The act covers acceptance of gifts by a spouse “in connection with the duties of the public servant,” but does not allow prosecution of the spouse.

The external panel’s unanimous recommendation not to indict Kim, coupled with Lee’s comment about it, effectively eliminated the final legal obstacle in the Dior bag scandal involving Kim.

Otherwise, Kim could have been subject to the antigraft rule, under which violators could face up to three years of imprisonment or a 30 million won fine.

Earlier in August, the Seoul Central District Prosecutors’ Office had concluded that Kim’s antigraft rule violation allegations lack legal grounds. In June, the anticorruption agency ruled likewise.

South Korean First Lady likely to escape 'Dior bag' indictment

Korean American pastor Choi Jae-young, who gifted a luxury bag to first lady Kim Keon Hee in front of a spy camera in September 2022, speaks to reporters at the Supreme Prosecutors’ Office in Seoul on Thursday. PHOTO: YONHAP/THE KOREA HERALD

Meanwhile, an attorney representing Kim has claimed that a public servant of the presidential office had disobeyed Kim’s instruction to return the bag to Choi Jae-young, the Korean American pastor who gifted the bag to Kim.

Kim’s representatives had reportedly expressed a stance to the prosecution that the state be the owner of the bag, not Kim herself.

Yoon’s office declined to either comment on the prosecution’s procedures, or confirm that she had expressed forfeiture of her ownership to the gifts.

Meanwhile, Kim faces other legal challenges.

Her fate could be determined in an appellate court verdict on Thursday at the Seoul High Court over her alleged involvement in stock price manipulation activities dating to the early 2010s.

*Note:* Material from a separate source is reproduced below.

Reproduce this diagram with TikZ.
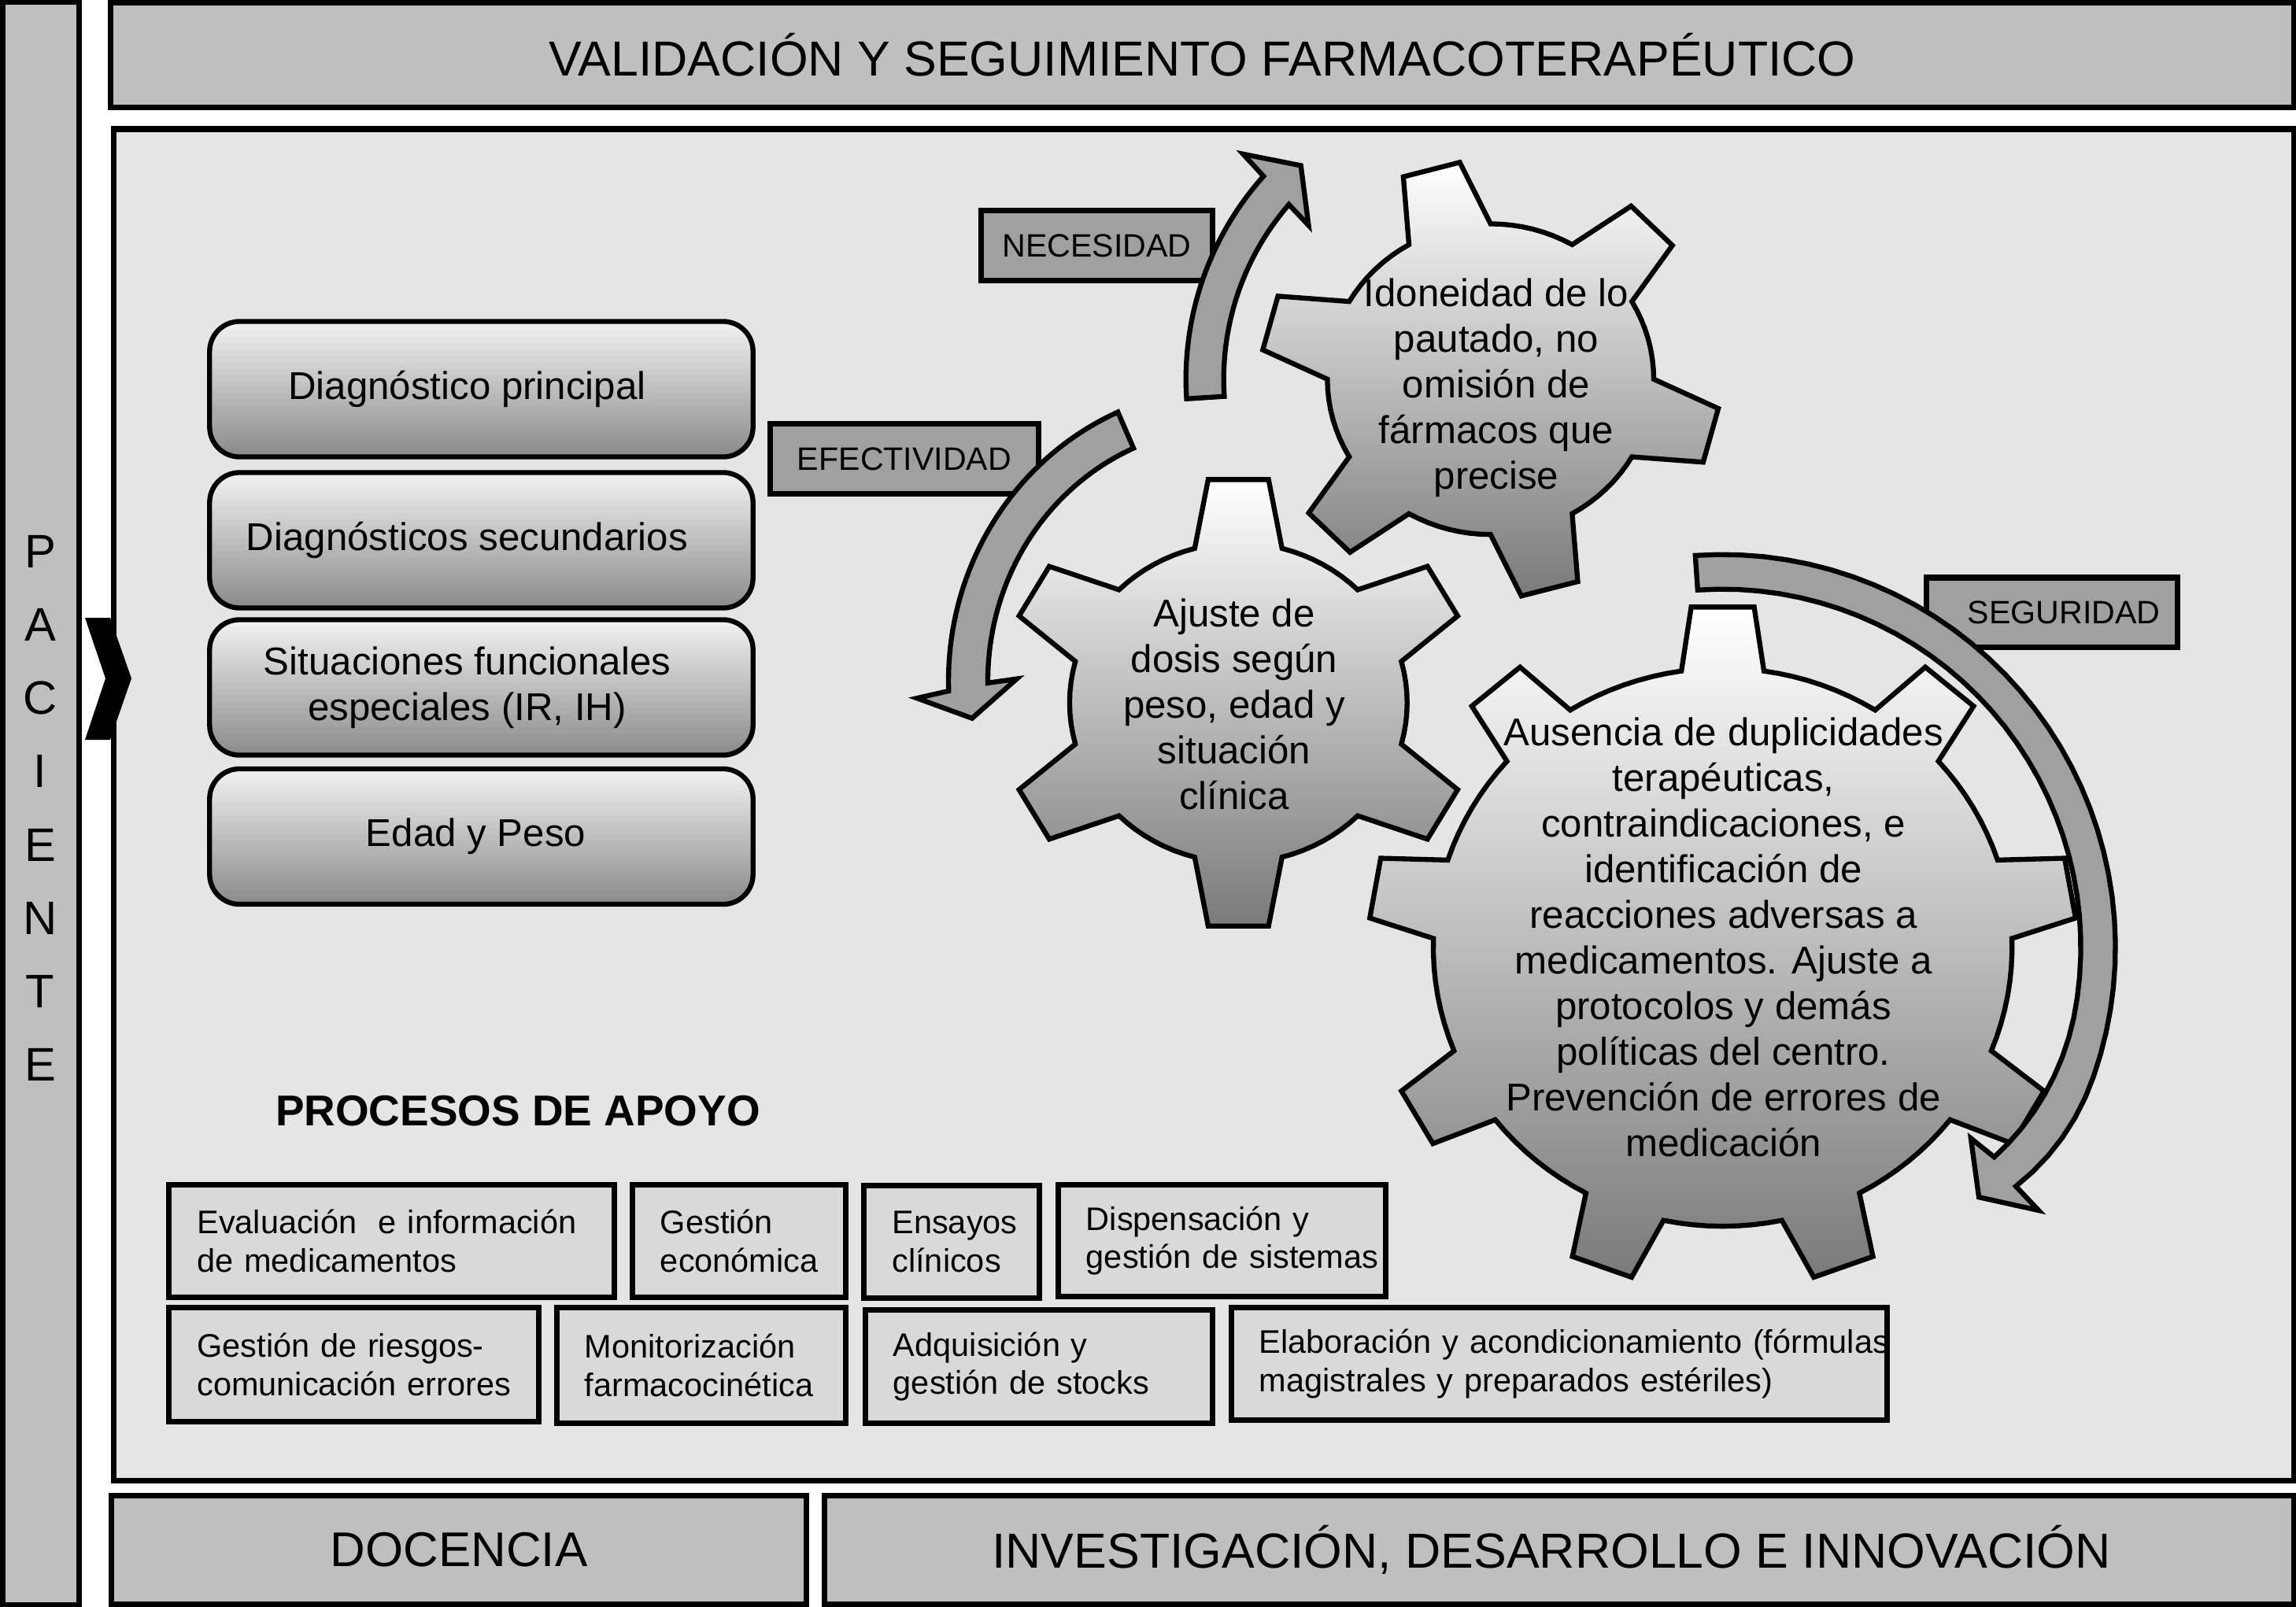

One of the perpetrators of the stock manipulation scandal is Kwon Oh-soo, the former head of imported car distributor Deutsch Motors who was given a two-year suspended sentence for orchestrating the stock manipulation at a lower court.

An unidentified person who stood trial for allowing market manipulators to use a personal stock trading account was found not guilty in the previous verdict. Kim, also suspected to have given manipulators access to her account, did not stand trial.